Thursday, January 28, 2016

Overthinking It

From grade school, to junior high, to high school, to adult life, "overthinking it" has been my mantra through sighs time and again. When life is great, overthinking takes a back seat. However, that old, familiar feeling eventually creeps back into my mind when I feel that I'm falling short in some aspect or another.

A solstice comes and goes without so much as a prayer, let alone a ritual - "Am I a good Pagan?"

A new class begins with an overwhelming misunderstanding of the material - "Is this really what I want to do with my life?"

A new man becomes an important part of your world, then begins to disappear - "Did I come on too strong?"

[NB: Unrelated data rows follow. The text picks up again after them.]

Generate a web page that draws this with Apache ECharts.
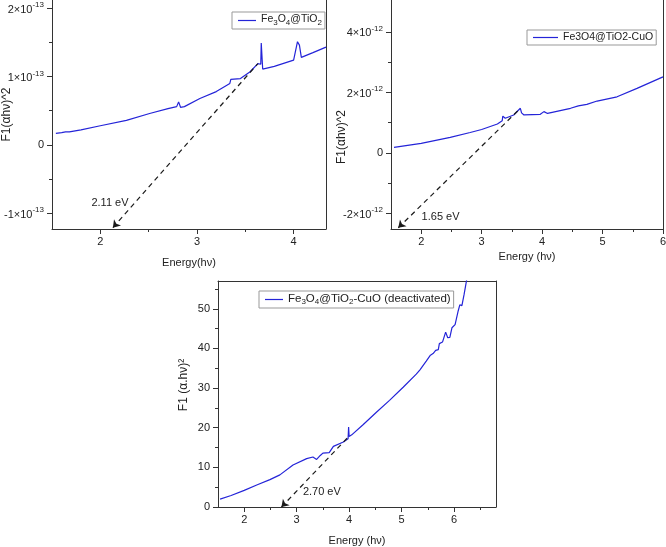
<!DOCTYPE html>
<html><head><meta charset="utf-8">
<script src="https://cdn.jsdelivr.net/npm/echarts@6/dist/echarts.min.js"></script>
<style>html,body{margin:0;padding:0;background:#fff}#c{width:666px;height:547px}</style>
</head><body><div id="c"></div>
<script>
// ---------- Panel 1: Fe3O4@TiO2 (values in units of 1e-13) ----------
const p1Name = 'Fe3O4@TiO2';
const p1Energy = [1.54,1.60,1.64,1.66,1.68,1.80,2.00,2.27,2.51,2.70,2.79,2.81,2.83,2.85,2.87,3.03,3.20,3.34,3.35,3.45,3.55,3.63,3.66,3.665,3.68,3.80,4.00,4.02,4.04,4.06,4.08,4.20,4.335];
const p1Value  = [0.17,0.18,0.19,0.17,0.19,0.22,0.28,0.36,0.46,0.53,0.56,0.63,0.55,0.53,0.56,0.68,0.78,0.90,0.96,0.97,1.07,1.19,1.18,1.49,1.11,1.15,1.24,1.25,1.51,1.46,1.28,1.35,1.43];
const p1XRange = [1.5, 4.335];
const p1YRange = [-1.23, 2.12];
const p1XTicks = [2, 3, 4];
const p1XMinor = [2.5, 3.5];
const p1YTicks = [-1, 0, 1, 2];
const p1YMinor = [-0.5, 0.5, 1.5];
const p1Tangent = [[2.13, -1.21], [3.63, 1.19]];
const p1Gap = {text: '2.11 eV', at: [2.10, -0.85]};

// ---------- Panel 2: Fe3O4@TiO2-CuO (values in units of 1e-12) ----------
const p2Name = 'Fe3O4@TiO2-CuO';
const p2Energy = [1.55,2.00,2.48,2.81,3.00,3.26,3.34,3.35,3.39,3.53,3.64,3.66,3.70,3.97,4.03,4.09,4.47,4.60,4.74,4.75,4.77,4.91,5.24,5.57,6.00];
const p2Value  = [0.18,0.31,0.51,0.67,0.77,0.95,1.06,1.21,1.14,1.25,1.47,1.32,1.25,1.27,1.36,1.30,1.47,1.55,1.60,1.64,1.60,1.71,1.85,2.13,2.51];
const p2XRange = [1.5, 6];
const p2YRange = [-2.52, 5.05];
const p2XTicks = [2, 3, 4, 5, 6];
const p2XMinor = [2.5, 3.5, 4.5, 5.5];
const p2YTicks = [-2, 0, 2, 4];
const p2YMinor = [-1, 1, 3];
const p2Tangent = [[1.62, -2.48], [3.61, 1.41]];
const p2Gap = {text: '1.65 eV', at: [2.32, -2.13]};

// ---------- Panel 3: Fe3O4@TiO2-CuO (deactivated) ----------
const p3Name = 'Fe3O4@TiO2-CuO (deactivated)';
const p3Energy = [1.54,1.75,2.00,2.25,2.49,2.68,2.93,3.19,3.31,3.38,3.45,3.50,3.62,3.65,3.70,3.89,3.98,3.99,4.00,4.05,4.27,4.52,4.77,5.03,5.28,5.35,5.47,5.55,5.60,5.65,5.70,5.72,5.78,5.84,5.88,5.92,5.96,6.02,6.08,6.11,6.15,6.19,6.25];
const p3Value  = [2.0,2.9,4.2,5.6,6.9,8.1,10.6,12.2,12.6,12.0,13.0,13.6,13.7,13.9,15.3,16.4,17.2,20.2,17.8,18.2,20.8,23.9,26.9,30.2,33.5,34.6,36.8,38.3,38.7,39.5,39.7,41.2,41.6,44.1,42.7,42.8,45.2,46.0,49.5,51.0,50.8,53.5,58.0];
const p3XRange = [1.5, 6.8];
const p3YRange = [0, 57];
const p3XTicks = [2, 3, 4, 5, 6];
const p3XMinor = [2.5, 3.5, 4.5, 5.5, 6.5];
const p3YTicks = [0, 10, 20, 30, 40, 50];
const p3YMinor = [5, 15, 25, 35, 45, 55];
const p3Tangent = [[2.71, 0], [3.98, 17.6]];
const p3Gap = {text: '2.70 eV', at: [3.48, 3.8]};

// ---------- styling ----------
const FONT = 'Liberation Sans, Arial, sans-serif';
const LINE = '#2424d8';
const AX = '#333';
const TXT = '#222';

const zip = (a, b) => a.map((v, i) => [v, b[i]]);
const supRich = {
  b: {fontSize: 11, fontFamily: FONT, color: TXT, lineHeight: 14, verticalAlign: 'bottom'},
  s: {fontSize: 8, fontFamily: FONT, color: TXT, lineHeight: 6, verticalAlign: 'top'}
};
const subRich = fs => ({
  n: {fontSize: fs, fontFamily: FONT, color: TXT, lineHeight: 13, verticalAlign: 'top'},
  s: {fontSize: 8, fontFamily: FONT, color: TXT, lineHeight: 8, verticalAlign: 'bottom'}
});
const subFmt = name => name.replace(/([A-Za-z@ ()\-]+)|(\d+)/g, (m, t, d) => t ? '{n|' + t + '}' : '{s|' + d + '}');
const sciFmt = exp => v => v === 0 ? '0' : '{b|' + v + '×10}{s|-' + exp + '}';

function mainX(grid, range, ticks, name, gap) {
  return {type: 'value', gridIndex: grid, min: range[0], max: range[1], position: 'bottom',
    name: name, nameLocation: 'middle', nameGap: gap, nameMoveOverlap: false,
    nameTextStyle: {fontFamily: FONT, fontSize: 11, color: TXT},
    axisLine: {show: true, onZero: false, lineStyle: {color: AX, width: 1}},
    axisTick: {show: true, inside: false, length: 5, customValues: ticks, lineStyle: {color: AX}},
    axisLabel: {show: true, customValues: ticks, margin: 7, fontFamily: FONT, fontSize: 11, color: TXT},
    splitLine: {show: false}};
}
function minorAxis(type, grid, range, ticks, pos) {
  return {type: 'value', gridIndex: grid, min: range[0], max: range[1], position: pos,
    axisLine: {show: false, onZero: false},
    axisTick: {show: true, inside: false, length: 3, customValues: ticks, lineStyle: {color: AX}},
    axisLabel: {show: false}, splitLine: {show: false}};
}
function borderAxis(grid, range, pos) {
  return {type: 'value', gridIndex: grid, min: range[0], max: range[1], position: pos,
    axisLine: {show: true, onZero: false, lineStyle: {color: AX, width: 1}},
    axisTick: {show: false}, axisLabel: {show: false}, splitLine: {show: false}};
}
function mainY(grid, range, ticks, fmt, name, gap, padding) {
  return {type: 'value', gridIndex: grid, min: range[0], max: range[1], position: 'left',
    name: name, nameLocation: 'middle', nameGap: gap, nameMoveOverlap: false,
    nameTextStyle: {fontFamily: FONT, fontSize: 12, color: TXT, padding: padding},
    axisLine: {show: true, onZero: false, lineStyle: {color: AX, width: 1}},
    axisTick: {show: true, inside: false, length: 5, customValues: ticks, lineStyle: {color: AX}},
    axisLabel: {show: true, customValues: ticks, margin: 8, fontFamily: FONT, fontSize: 11, color: TXT,
      formatter: fmt, rich: supRich},
    splitLine: {show: false}};
}
function curve(name, xi, yi, data, tangent, gap) {
  return {type: 'line', name: name, xAxisIndex: xi, yAxisIndex: yi, data: data,
    showSymbol: false, symbol: 'none', clip: true, silent: true,
    color: LINE, lineStyle: {color: LINE, width: 1.2},
    markLine: {silent: true, symbol: ['arrow', 'none'], symbolSize: 7, animation: false,
      lineStyle: {color: '#1a1a1a', type: [5, 4], width: 1.2},
      label: {show: false},
      data: [[{coord: tangent[0]}, {coord: tangent[1]}]]},
    markPoint: {silent: true, symbol: 'circle', symbolSize: 0, animation: false,
      label: {show: true, position: 'inside', formatter: gap.text, fontFamily: FONT, fontSize: 11, color: TXT},
      data: [{coord: gap.at, value: 0}]}
  };
}
function legendFor(name, left, top, itemWidth, rich, fs) {
  return {data: [name], left: left, top: top, orient: 'horizontal',
    backgroundColor: '#fff', borderColor: '#999', borderWidth: 1, borderRadius: 0,
    padding: [2, 3, 2, 6], itemWidth: itemWidth, itemHeight: 1.2, itemGap: 0,
    icon: 'rect', selectedMode: false,
    formatter: rich ? subFmt : (n => n),
    textStyle: {fontFamily: FONT, fontSize: fs, color: TXT, rich: rich ? subRich(fs) : undefined}};
}

const chart = echarts.init(document.getElementById('c'), null, {renderer: 'canvas'});
const gridBase = {containLabel: false, outerBoundsMode: 'none'};
chart.setOption({
  animation: false,
  backgroundColor: '#fff',
  grid: [
    Object.assign({left: 52, top: 0, width: 274, height: 229}, gridBase),
    Object.assign({left: 391, top: 0, width: 272, height: 229}, gridBase),
    Object.assign({left: 218, top: 281, width: 278, height: 226}, gridBase)
  ],
  legend: [
    legendFor(p1Name, 232, 12, 18, true, 10.5),
    legendFor(p2Name, 527, 30, 25, false, 10.5),
    legendFor(p3Name, 259, 291, 18, true, 11.5)
  ],
  xAxis: [
    mainX(0, p1XRange, p1XTicks, 'Energy(hν)', 28),
    minorAxis('x', 0, p1XRange, p1XMinor, 'bottom'),
    mainX(1, p2XRange, p2XTicks, 'Energy (hν)', 22),
    minorAxis('x', 1, p2XRange, p2XMinor, 'bottom'),
    mainX(2, p3XRange, p3XTicks, 'Energy (hν)', 28),
    minorAxis('x', 2, p3XRange, p3XMinor, 'bottom'),
    borderAxis(2, p3XRange, 'top')
  ],
  yAxis: [
    mainY(0, p1YRange, p1YTicks, sciFmt(13), 'F1(αhν)^2', 39, [0, 0, 0, 0]),
    minorAxis('y', 0, p1YRange, p1YMinor, 'left'),
    borderAxis(0, p1YRange, 'right'),
    mainY(1, p2YRange, p2YTicks, sciFmt(12), 'F1(αhν)^2', 43, [0, 45, 0, 0]),
    minorAxis('y', 1, p2YRange, p2YMinor, 'left'),
    borderAxis(1, p2YRange, 'right'),
    mainY(2, p3YRange, p3YTicks, v => String(v), 'F1 (α.hν)²', 28, [0, 0, 0, 18]),
    minorAxis('y', 2, p3YRange, p3YMinor, 'left'),
    borderAxis(2, p3YRange, 'right')
  ],
  series: [
    curve(p1Name, 0, 0, zip(p1Energy, p1Value), p1Tangent, p1Gap),
    curve(p2Name, 2, 3, zip(p2Energy, p2Value), p2Tangent, p2Gap),
    curve(p3Name, 4, 6, zip(p3Energy, p3Value), p3Tangent, p3Gap)
  ]
});
</script>
</body></html>
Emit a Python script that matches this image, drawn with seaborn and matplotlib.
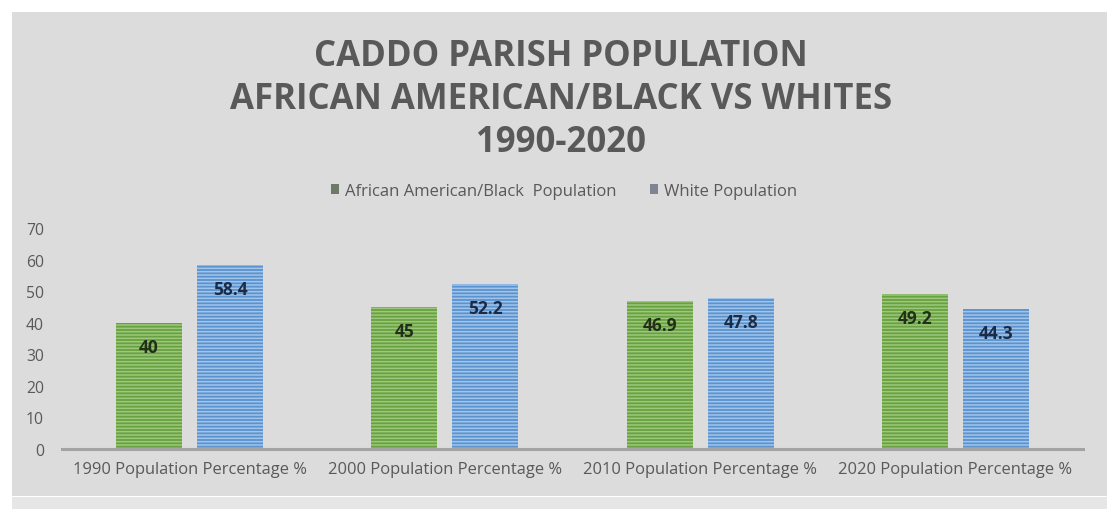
import matplotlib
matplotlib.use("Agg")
import matplotlib.pyplot as plt
from matplotlib.patches import Rectangle, Patch
import pandas as pd
import seaborn as sns

# ---- data -------------------------------------------------------------
categories = [
    "1990 Population Percentage %",
    "2000 Population Percentage %",
    "2010 Population Percentage %",
    "2020 Population Percentage %",
]
series_names = ["African American/Black  Population", "White Population"]
black_pct = [40, 45, 46.9, 49.2]
white_pct = [58.4, 52.2, 47.8, 44.3]
y_ticks = [0, 10, 20, 30, 40, 50, 60, 70]

title_lines = [
    "CADDO PARISH POPULATION",
    "AFRICAN AMERICAN/BLACK VS WHITES",
    "1990-2020",
]

df = pd.DataFrame({
    "category": categories * 2,
    "group": [series_names[0]] * len(categories) + [series_names[1]] * len(categories),
    "pct": black_pct + white_pct,
})

# ---- style ------------------------------------------------------------
sns.set_theme(style="white")
plt.rcParams["font.family"] = ["Open Sans", "DejaVu Sans"]
plt.rcParams["hatch.linewidth"] = 1.1

GREEN = "#68a240"
GREEN_STRIPE = "#9cc77c"
BLUE = "#5a93cf"
BLUE_STRIPE = "#a3c4ea"
TEXT = "#595959"
PANEL = "#dcdcdc"

W, H = 1107, 510
fig = plt.figure(figsize=(W / 100, H / 100), dpi=100, facecolor="white")

# chart panel behind everything
fig.patches.append(Rectangle((12 / W, 1 - 497 / H), 1 - 12 / W, (497 - 13) / H,
                             transform=fig.transFigure, facecolor=PANEL,
                             edgecolor="none", zorder=-10))
fig.patches.append(Rectangle((12 / W, 0), 1 - 12 / W, 1 - 498 / H,
                             transform=fig.transFigure, facecolor="#e6e6e6",
                             edgecolor="none", zorder=-10))

ax = fig.add_axes([62 / W, 1 - 450 / H, 1021 / W, (450 - 229) / H])
ax.set_facecolor("none")

sns.barplot(data=df, x="category", y="pct", hue="group", hue_order=series_names,
            palette=[GREEN, BLUE], width=0.635, gap=0.185, legend=False,
            saturation=1, ax=ax)

stripes = [GREEN_STRIPE, BLUE_STRIPE]
label_colors = ["#22301a", "#1c2b45"]
for cont, sc, lc in zip(ax.containers, stripes, label_colors):
    for bar in cont:
        bar.set_hatch("-----")
        bar.set_edgecolor(sc)
        bar.set_linewidth(0)
        h = bar.get_height()
        ax.annotate(f"{h:g}", xy=(bar.get_x() + bar.get_width() / 2, h),
                    xytext=(0, -24), textcoords="offset pixels",
                    ha="center", va="center", fontsize=12.5, fontweight="bold",
                    color=lc)

ax.set_ylim(0, 70)
ax.set_xlim(-0.5, 3.5)
ax.set_yticks(y_ticks)
ax.set_xlabel("")
ax.set_ylabel("")
ax.tick_params(axis="y", length=0, pad=13, labelsize=11.3, labelcolor=TEXT)
ax.tick_params(axis="x", length=0, pad=9, labelsize=11.9, labelcolor=TEXT)
for side in ["top", "right", "left"]:
    ax.spines[side].set_visible(False)
ax.spines["bottom"].set_color("#a3a3a3")
ax.spines["bottom"].set_linewidth(2.2)

# title
for line, ypx in zip(title_lines, [57, 100, 143]):
    fig.text(561 / W, 1 - ypx / H, line, ha="center", va="center",
             fontsize=25, fontweight="bold", color=TEXT)

# legend
handles = [Patch(facecolor="#6f7a66", edgecolor="none"),
           Patch(facecolor="#7d8590", edgecolor="none")]
fig.legend(handles, series_names, loc="center", bbox_to_anchor=(564 / W, 1 - 192 / H),
           ncol=2, frameon=False, fontsize=12, labelcolor=TEXT,
           handlelength=0.5, handleheight=0.5, handletextpad=0.35,
           columnspacing=2.0)

fig.savefig("out.png", dpi=100, facecolor="white")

In the end, the overthinking leads to deep self-doubt, regardless of the situation.
But why?
Why do I feel "less than" when I think about situations more than what society seems to put out as "normal?" What is the norm for thinking? Is there a minimum and a maximum level of thought that is expected in defined moments? Who decides what is too much? In bullying and abuse cases, the victims are the people who decide what is "too much." So, if Jane is feeling put out with a problem she may have, does she define the "right" level of processing? But what if Jane's issue is all in her head? She can talk about it with someone to decide if that is the case. And, if Jane is overthinking an issue with John that she's made up on her own, does John define the level of thought as "too much?" Does that make him the victim, and so, the deciding party? And, what if Jane and John have an issue, agreed upon by both at the beginning of said conversation? Does the most offended person have the right to blow up?
No situation gives any party the right to blow up. That implies total loss of control, and will only end in further conflict; no resolution there.
But, how does one explain thoughts that have inflated beyond the situation so that the conflict (or imagined conflict) can be resolved? I know I'm not the only one here who has had inner conflict, and wanted so badly to discuss it with the other party, but terrified to do so. "What if he shuts down? What if he's not interested in making it work? What if I scare him away with my neediness?" That happened. And the conversation happened. And he played it off. And I stopped texting him first to see if I'd ever hear from him again.
And I never did.
Some of you who have been readers for a while may recall that whole mess.
So, you'll excuse me if my trust issues are coming back around. Previous boyfriends whittled my trust when they cheated on me (which pretty near all of my boyfriends have done.) Then, that guy introduced a whole new kind of mistrust - mistrust in myself. I let myself revolve my life around him. I became *that* girl. You all know her (some of you may be her, too) - she's independent, but the moment a new, amazing guy waltzes into her life, hobbies, aspirations, free time = gone. He may not even be asking it of her, but she gives it up freely. Whether or not it's attractive to the opposite sex (or same sex, no judgement here), is irrelevant, I feel. Maybe I feel it's irrelevant because I don't want it to be relevant, because I am that girl. Who knows? In any case, I want to be loved and wanted as much as I love and want someone else. I don't think that's asking too much.
Then again, maybe I'm overthinking it?

Thursday, January 14, 2016


It's never enough. I was single for roughly seven years. (Those failed attempts at relationships in the past few years don't count, because love was never truly exchanged.) Now, happily...ish, I find myself nearly seven months into a new relationship. He is everything I've always wanted and needed, and some things I never knew I wanted (and needed.) He is my Sun, Moon, and all of my stars.
Then there's that "ish."
We're moving together, but at different paces. Think of me walking a few steps ahead of him. We're going in the same direction with (I'm fairly certain) the same endgame in mind. But I feel disjointed. I want him to move at a pace that works for him, but I'm getting impatient.
Why can't knowing I am with this incredible man be enough? Why do I have to second guess myself, or him?
And, bad Pagan! I found myself flipping through one of my BoSs the other day. Boo! Hiss! I know. I haven't considered that option since I was new to the Path in high school. I know better, and would never resort to manipulation. But when you are ready to move forward, and the loneliness is comparative to that experienced when you were single, how can you stay strong?
I want him to realize that I am not going anywhere, I have a love so pure that begs to be shared, and want him to continue to grow and be who he is, so there is no need to be afraid to leap. I'm all in.
Is the question, then, not "Why isn't being in a relationship enough for me?" but rather, "Am I just not enough?"
Have you found your Sun and Moon? Did you wonder if he/she felt less than excited in the beginning? How did it pan out? Naturally, I'm afraid of the answers. Also, my over thinking could well be that my hypothyroid is out of whack again. Ugh...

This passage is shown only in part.